You could do it like Java's Object.identityHashCode() and allocate durable IDs only on demand.

> If an inode number is 32 bits today, then UUIDs would take up four times the space.

We probably waste more space on filesystems that lack tail-packing.

> I'd also guess that the cost of hashing the UUIDs is significant enough that you'd see a user-visible performance hit.

We're hashing filenames for H-tree indexing anyway, aren't we?

> you'll never run out of 64-bit integers

Yeah, but with 128-bit ones you'll additionally never collide.

Animats

It's been a long time since what user space sees as an "inode" has anything to do with the representation within the file system.

null

[deleted]

duckerude

See also: https://internals.rust-lang.org/t/can-the-standard-library-s...
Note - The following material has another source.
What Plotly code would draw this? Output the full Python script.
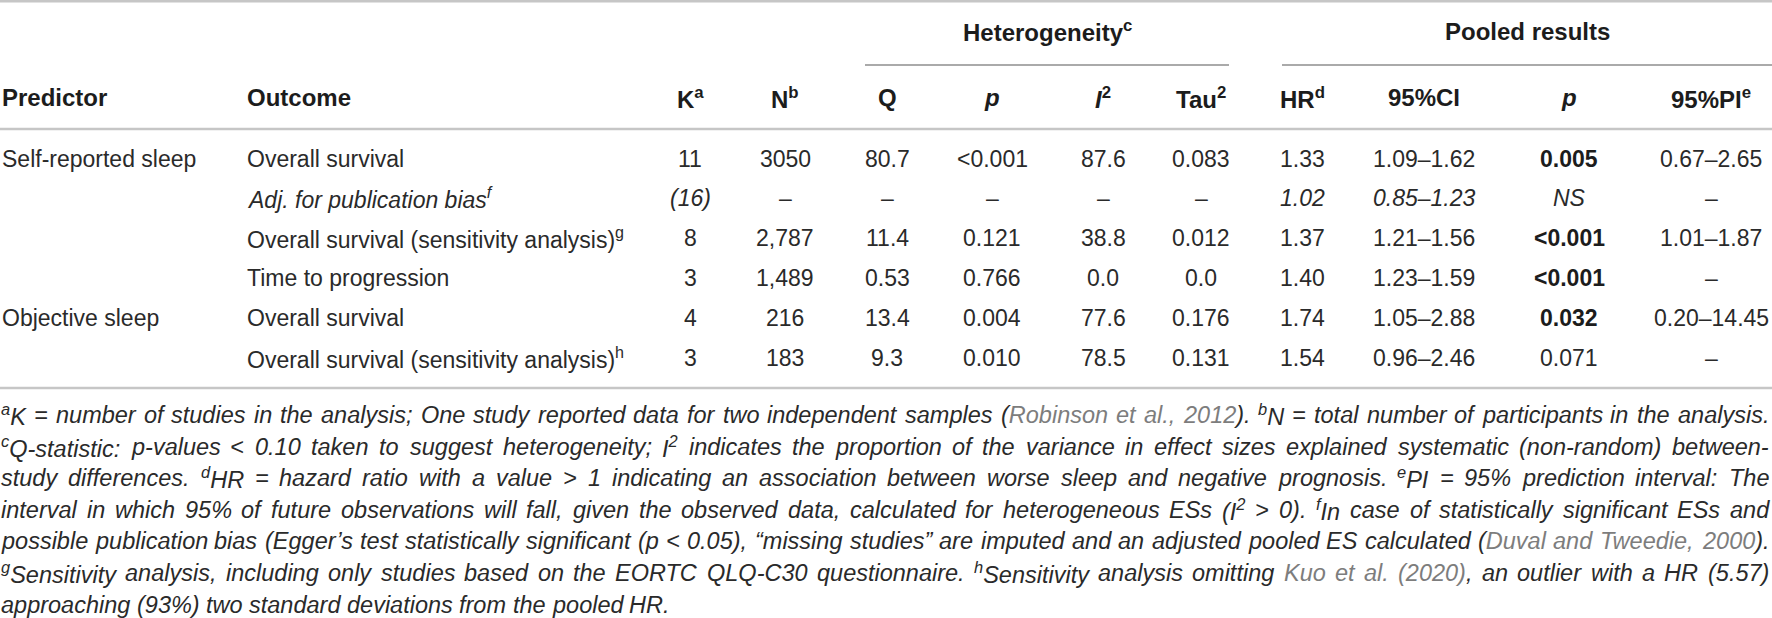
import re
import plotly.graph_objects as go

# ---------------- data ----------------
predictors = ["Self-reported sleep", "", "", "", "Objective sleep", ""]
outcomes = ["Overall survival", "Adj. for publication bias", "Overall survival (sensitivity analysis)",
            "Time to progression", "Overall survival", "Overall survival (sensitivity analysis)"]
outcome_sups = ["", "f", "g", "", "", "h"]
k_vals = ["11", "(16)", "8", "3", "4", "3"]
n_vals = ["3050", "–", "2,787", "1,489", "216", "183"]
q_vals = ["80.7", "–", "11.4", "0.53", "13.4", "9.3"]
p_het = ["&lt;0.001", "–", "0.121", "0.766", "0.004", "0.010"]
i2_vals = ["87.6", "–", "38.8", "0.0", "77.6", "78.5"]
tau2_vals = ["0.083", "–", "0.012", "0.0", "0.176", "0.131"]
hr_vals = ["1.33", "1.02", "1.37", "1.40", "1.74", "1.54"]
ci_vals = ["1.09–1.62", "0.85–1.23", "1.21–1.56", "1.23–1.59", "1.05–2.88", "0.96–2.46"]
p_pool = ["0.005", "NS", "&lt;0.001", "&lt;0.001", "0.032", "0.071"]
p_pool_bold = [True, False, True, True, True, False]
pi_vals = ["0.67–2.65", "–", "1.01–1.87", "–", "0.20–14.45", "–"]
italic_row = [False, True, False, False, False, False]

col_headers = ["Predictor", "Outcome", "K<sup>a</sup>", "N<sup>b</sup>", "Q", "<i>p</i>",
               "<i>I</i><sup>2</sup>", "Tau<sup>2</sup>", "HR<sup>d</sup>", "95%CI", "<i>p</i>",
               "95%PI<sup>e</sup>"]
group_headers = ["Heterogeneity<sup>c</sup>", "Pooled results"]

# footnote lines (<sup>..</sup> = superscript, <g>..</g> = grey citation)
footnote_lines = [
    "<sup>a</sup>K = number of studies in the analysis; One study reported data for two independent samples "
    "(<g>Robinson et al., 2012</g>). <sup>b</sup>N = total number of participants in the analysis.",
    "<sup>c</sup>Q-statistic: p-values < 0.10 taken to suggest heterogeneity; I<sup>2</sup> indicates the proportion "
    "of the variance in effect sizes explained systematic (non-random) between-",
    "study differences. <sup>d</sup>HR = hazard ratio with a value > 1 indicating an association between worse "
    "sleep and negative prognosis. <sup>e</sup>PI = 95% prediction interval: The",
    "interval in which 95% of future observations will fall, given the observed data, calculated for heterogeneous "
    "ESs (I<sup>2</sup> > 0). <sup>f</sup>In case of statistically significant ESs and",
    "possible publication bias (Egger’s test statistically significant (p < 0.05), “missing studies” are imputed "
    "and an adjusted pooled ES calculated (<g>Duval and Tweedie, 2000</g>).",
    "<sup>g</sup>Sensitivity analysis, including only studies based on the EORTC QLQ-C30 questionnaire. "
    "<sup>h</sup>Sensitivity analysis omitting <g>Kuo et al. (2020)</g>, an outlier with a HR (5.57)",
    "approaching (93%) two standard deviations from the pooled HR.",
]
justify_line = [True, True, True, True, True, True, False]

# ---------------- layout / style ----------------
W, H = 1772, 618
FONT = "Liberation Sans, Arial, Helvetica, sans-serif"
TXT = "#2a2a2a"
HDR = "#1c1c1c"
GREY_TXT = "#7d7d7d"
RULE = "#c6c6c6"
SUBRULE = "#8e8e8e"

col_x = [2, 247, 690, 785, 887, 992, 1103, 1201, 1302, 1424, 1569, 1711]
col_anchor = ["left", "left"] + ["center"] * 10
row_y = [158.5, 198.3, 238.1, 278.0, 317.8, 357.6]
header_y = 97.5
group_y = 31
group_x = [1047, 1527]
group_lines = [(865, 1229), (1282, 1772)]
underline_y = 65
rules_y = [1.2, 129, 388]
foot_y0, foot_dy = 415, 31.6
foot_x0, foot_x1 = 1, 1769
FOOT_SIZE = 23.5
BODY_SIZE = 23
HEAD_SIZE = 24

# Arial / Liberation Sans advance widths (1/1000 em)
CW = {' ': 278, '!': 278, '"': 355, '#': 556, '$': 556, '%': 889, '&': 667, "'": 191, '(': 333, ')': 333,
      '*': 389, '+': 584, ',': 278, '-': 333, '.': 278, '/': 278, ':': 278, ';': 278, '<': 584, '=': 584,
      '>': 584, '?': 556, '@': 1015, '[': 278, ']': 278, '–': 556, '’': 222, '“': 333, '”': 333}
for ch in "0123456789":
    CW[ch] = 556
CW.update(dict(zip("ABCDEFGHIJKLMNOPQRSTUVWXYZ",
                   [667, 667, 722, 722, 667, 611, 778, 722, 278, 500, 667, 556, 833, 722, 778, 667, 778, 722,
                    667, 611, 722, 667, 944, 667, 667, 611])))
CW.update(dict(zip("abcdefghijklmnopqrstuvwxyz",
                   [556, 556, 500, 556, 556, 278, 556, 556, 222, 222, 500, 222, 833, 556, 556, 556, 556, 333,
                    500, 278, 556, 500, 722, 500, 500, 500])))

fig = go.Figure()
fig.add_trace(go.Scatter(x=[None], y=[None], showlegend=False, hoverinfo="skip"))

ann = []


def add(x, y, text, anchor="center", size=BODY_SIZE, bold=False, italic=False, color=TXT):
    ann.append(dict(x=x, y=y, xref="x", yref="y", text=text, showarrow=False,
                    xanchor=anchor, yanchor="middle", borderpad=0, borderwidth=0,
                    font=dict(family=FONT, size=size, color=color,
                              weight=700 if bold else 400,
                              style="italic" if italic else "normal")))


def esc(s):
    return s.replace("&", "&amp;").replace("<", "&lt;").replace(">", "&gt;")


def parse_runs(line):
    runs = []
    for part in re.split(r"(<sup>.*?</sup>|<g>.*?</g>)", line):
        if not part:
            continue
        if part.startswith("<sup>"):
            runs.append(("sup", part[5:-6]))
        elif part.startswith("<g>"):
            runs.append(("g", part[3:-4]))
        else:
            runs.append(("n", part))
    return runs


def split_words(runs):
    words, cur = [], []
    for style, txt in runs:
        for ch in txt:
            if ch == " ":
                if cur:
                    words.append(cur)
                cur = []
            else:
                if cur and cur[-1][0] == style:
                    cur[-1] = (style, cur[-1][1] + ch)
                else:
                    cur.append((style, ch))
    if cur:
        words.append(cur)
    return words


def word_width(word, size):
    w = 0.0
    for style, txt in word:
        f = 0.7 if style == "sup" else 1.0
        w += sum(CW.get(c, 556) for c in txt) / 1000.0 * size * f
    return w


def word_markup(word):
    out = ""
    for style, txt in word:
        if style == "sup":
            out += f"<sup>{esc(txt)}</sup>"
        elif style == "g":
            out += f"<span style='color:{GREY_TXT}'>{esc(txt)}</span>"
        else:
            out += esc(txt)
    return out


# group headers
for gx, gt in zip(group_x, group_headers):
    add(gx, group_y, gt, size=HEAD_SIZE, bold=True, color=HDR)

# column headers
for cx, ca, ct in zip(col_x, col_anchor, col_headers):
    add(cx, header_y, ct, anchor=ca, size=HEAD_SIZE, bold=True, color=HDR)

# body
columns = [predictors, outcomes, k_vals, n_vals, q_vals, p_het, i2_vals, tau2_vals,
           hr_vals, ci_vals, p_pool, pi_vals]
italic_cols = {1, 2, 8, 9, 10}
for r, ry in enumerate(row_y):
    for c, col in enumerate(columns):
        val = col[r]
        if not val:
            continue
        if c == 1 and outcome_sups[r]:
            val = f"{val}<sup>{outcome_sups[r]}</sup>"
        bold = (c == 10 and p_pool_bold[r])
        it = italic_row[r] and c in italic_cols
        add(col_x[c], ry, val, anchor=col_anchor[c], bold=bold, italic=it,
            color=HDR if bold else TXT)

# footnotes, justified word by word
space_w = CW[" "] / 1000.0 * FOOT_SIZE
for i, line in enumerate(footnote_lines):
    words = split_words(parse_runs(line))
    widths = [word_width(w, FOOT_SIZE) for w in words]
    if justify_line[i] and len(words) > 1:
        gap = (foot_x1 - foot_x0 - sum(widths)) / (len(words) - 1)
    else:
        gap = space_w
    x = foot_x0
    y = foot_y0 + i * foot_dy
    for w, ww in zip(words, widths):
        add(x, y, word_markup(w), anchor="left", size=FOOT_SIZE, italic=True)
        x += ww + gap

shapes = []
for ry in rules_y:
    shapes.append(dict(type="line", xref="x", yref="y", x0=0, x1=W, y0=ry, y1=ry,
                       line=dict(color=RULE, width=2.4)))
for x0, x1 in group_lines:
    shapes.append(dict(type="line", xref="x", yref="y", x0=x0, x1=x1, y0=underline_y, y1=underline_y,
                       line=dict(color=SUBRULE, width=1.4)))

fig.update_layout(
    width=W, height=H, margin=dict(l=0, r=0, t=0, b=0),
    paper_bgcolor="white", plot_bgcolor="white",
    xaxis=dict(range=[0, W], visible=False, fixedrange=True),
    yaxis=dict(range=[H, 0], visible=False, fixedrange=True),
    annotations=ann, shapes=shapes, showlegend=False,
)

fig.write_html("out.html", config={"displayModeBar": False},
               post_script="document.body.style.margin='0';document.body.style.overflow='hidden';")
A file descriptor can't be -1 but it's not 100% clear whether POSIX bans other negative numbers. So Rust's stdlib only bans -1 (for a space optimization) while still allowing for e.g. -2.

etbebl

Isn't writing an article like this just daring someone to make the system in question more cursed, more likely to produce errors, harder to reason about, etc.? In the same spirit as, "well technically this common assumption about C behavior is undefined, so let's add some nasal demons to save 2 us (and make me look clever)"?

Am I missing something or is this just evil? I guess I'm taking it too seriously.

account42

Not really, you should understand the limitations of the system you are working with, including expected limitations that don't actually exist or only exist for some parts.

For example, knowing that inodes 0 are technically possible will tell you to not rely on inode 0 as a special magic number. It's when parts of the system disagree about details like this that you get issues, not when you learn about them.